パートやアルバイトで103万円の壁を意識してきた人は、160万円までは所得税がかからないので、収入を増やすことができます。これは朗報ですね。ただし、住民税は110万円を超えるとかかります。住民税は所得税ほどには引き上げられなかったので、払いたくない人は110万円以下におさえることになります。

また、パートで働く配偶者がいる場合、これまでは配偶者のパート収入が年103万円を超えると配偶者控除が縮小されていましたが、160万円まではこれまでと同様の控除を受けられる改正も行われました。

特定親族特別控除が創設(画像はイメージ)
特定親族特別控除が創設(画像はイメージ)

大学生の子どもがいてアルバイト収入が103万円を超えると親の扶養から外れて親の所得税が増えていましたが、これも、特定親族特別控除が創設されたことで150万円まで引き上げられました。

つまり、所得税については本人の上限が引き上げられたと同時に、そのことで家族の税金が増えない配慮も行われました。

今回の改正では、単身者も家族も多くの世帯で減税の恩恵を受けられそうです。
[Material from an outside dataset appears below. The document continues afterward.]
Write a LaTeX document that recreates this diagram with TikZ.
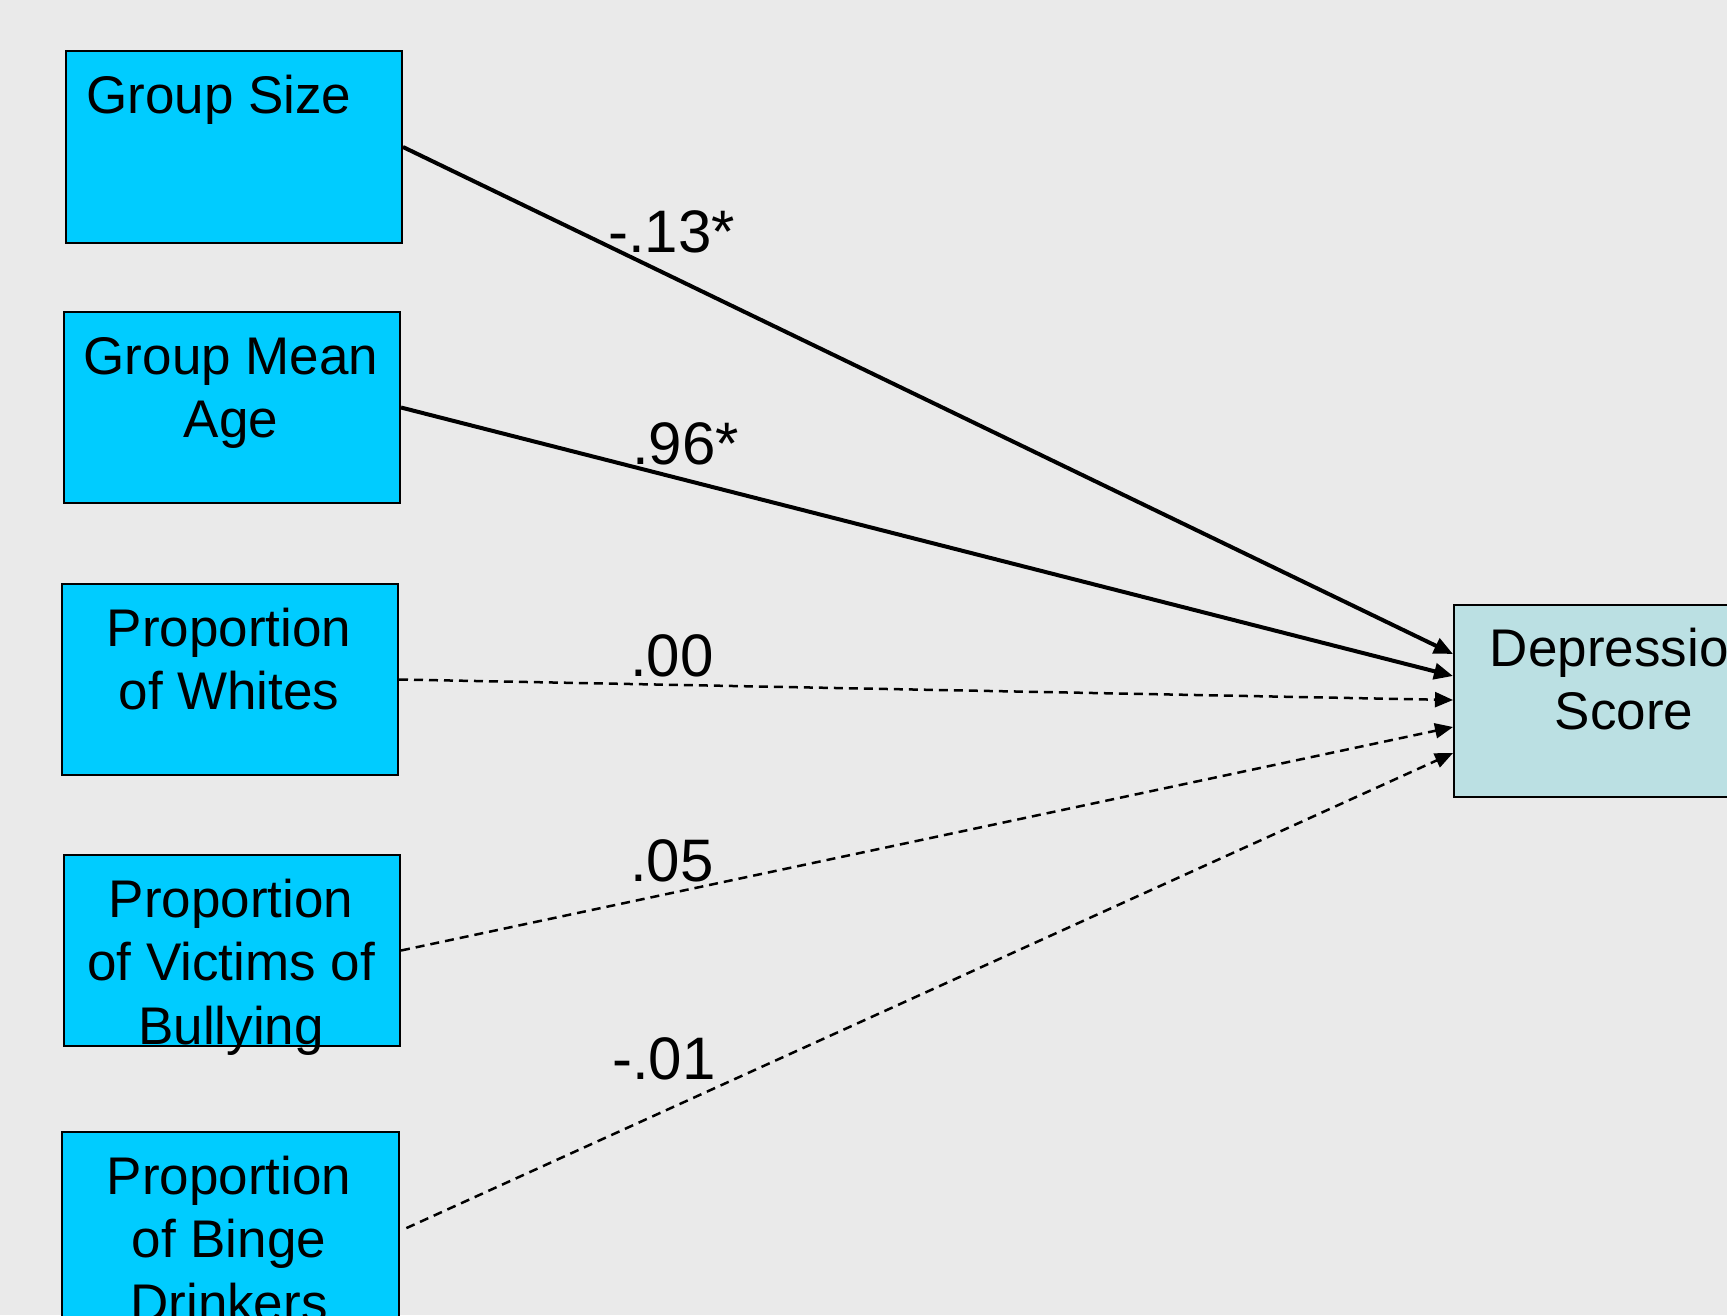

年間2~4万円程度の減税をどう受け止めるかは微妙なところではありますが…。

ただし、ここまでの話は、給与収入のみのケースで、他の収入や控除は考慮していません。特に所得税については、副業をしている、アパートの家賃収入があるなどの人は、給与所得と合算した合計所得金額により基礎控除の額が変動し、上乗せ特例を含めた基礎控除額が違ってくることに注意が必要です。

社会保険の106万円の壁に注意

また、税金の壁が引き上げられたのに対して、社会保険の壁は撤廃が検討されています。税金が減税の方向であるのに対して、社会保険料はこれまで払っていなかった人からも徴収する方向に動いています。